The movie rushes to its finale with everyone showing up on the good guy vampire family estate for a showdown. Lestat, who has been working for the enemy for all of six minutes of screen time tops, obviously immediately betrays the Queen of the Damned and he and the good guy vampires drink her dry (there’s a plot gimmick established early on that the vampire who drinks the last drop of Akasha’s blood will be turned into a statue, so Jesse’s vampire mom we haven’t seen since her character was introduced all the way back at the beginning of the movie takes that bullet). Jesse, who Lestat had to feed on to prove his loyalty to Akasha immediately before betraying her, gets her wish of being turned into a vampire, and the power couple stalks out into the London night to end the film.
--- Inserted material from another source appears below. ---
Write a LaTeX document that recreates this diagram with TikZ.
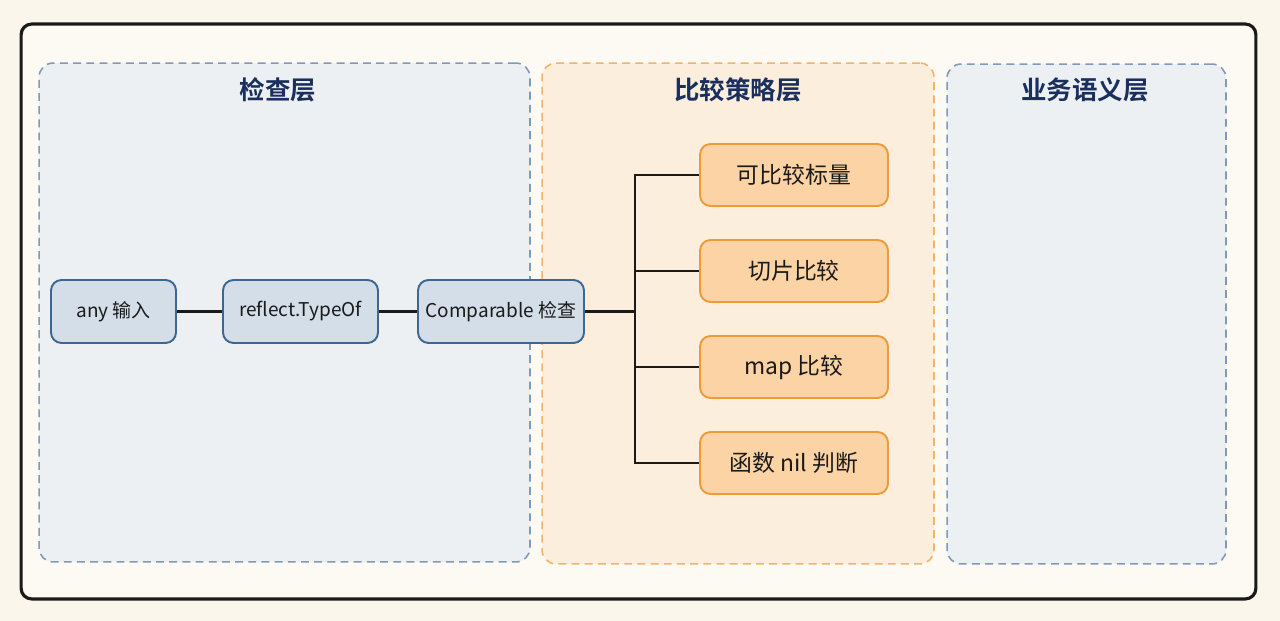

So, not a good movie, and the parts of it that I liked were for reasons that I doubt the makers of the film intended, but what would they know? “Vampire rock star” is an inherently funny idea and Queen of the Damned played around in that idea space in ways that are at least fun to think about and talk about a little, even if they’re more comedy than broody serious business. Aaliyah proved she would have had a hell of a career even with slapdash material. Both things are far more worth taking a look at than anything BloodRayne did, I’ll tell you that much.
Haven’t decided on what’s up next from the 90s Vampire films; probably Interview with a Vampire since I’m already dealing with Lestat-related business. We’ll see if I change my mind over the weekend.